Bush v. Gore (2000) was the Supreme Court decision that halted Florida's manual recount, which left George W. Bush with the state's electoral votes and the presidency.
Al Gore won the national popular vote but lost the Electoral College 271-266, making 2000 one of the rare elections where the popular vote winner did not become president.
The Court's 5-4 ruling rested on the Equal Protection Clause, arguing that Florida counties were counting disputed ballots under inconsistent standards.
For APUSH, the case is prime evidence of political polarization in Unit 9, since the country split almost exactly in half after the Clinton years.
Bush v. Gore makes a strong continuity argument when paired with earlier disputed elections like 1824 and 1876, all of which tested how American democracy handles contested outcomes.

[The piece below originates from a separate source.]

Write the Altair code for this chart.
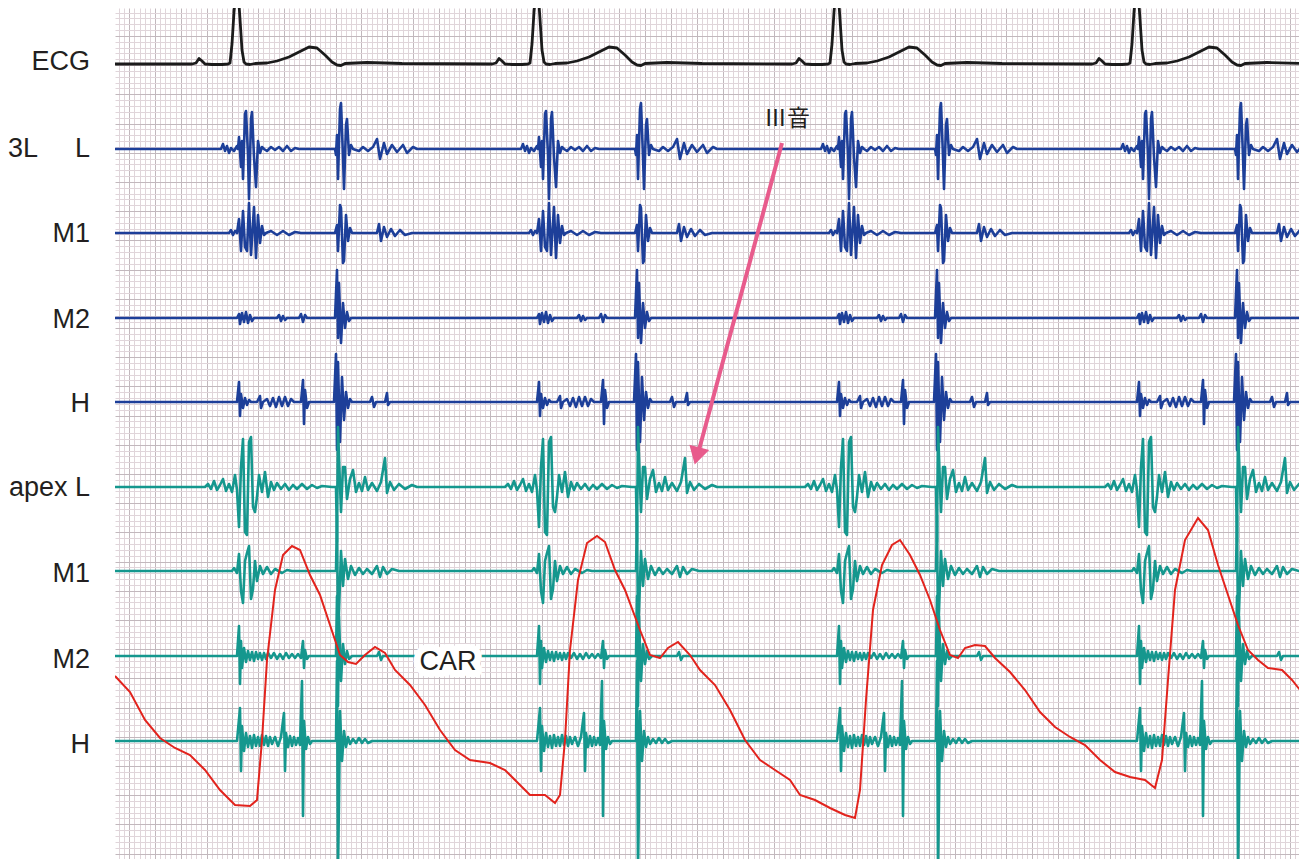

It was the 2000 Supreme Court case that stopped Florida's presidential recount. With the recount halted, George W. Bush kept his roughly 537-vote lead in Florida, won the state's electoral votes, and won the presidency 271-266 in the Electoral College.
No. Al Gore won the national popular vote by about half a million votes. Bush won because the presidency is decided by the Electoral College, and Florida's electors pushed him past 270. This is a classic MCQ trap, so keep the two vote counts straight.
No, that's the confusion to avoid. George H.W. Bush (president 1989-1993) led Operation Desert Storm in 1991. His son George W. Bush is the one in Bush v. Gore, elected in 2000 and president during 9/11 and the War on Terror.
The 5-4 majority held that Florida counties were using different standards to judge disputed ballots, which violated the Fourteenth Amendment's Equal Protection Clause, and that the December deadline for choosing electors left no time for a constitutional recount.
Both were disputed elections where the popular vote loser became president, but 1876 (Hayes vs. Tilden) was settled by a political deal, the Compromise of 1877, which ended Reconstruction. In 2000, the Supreme Court settled it. That contrast in who resolved the dispute makes the pair great for a comparison or continuity essay.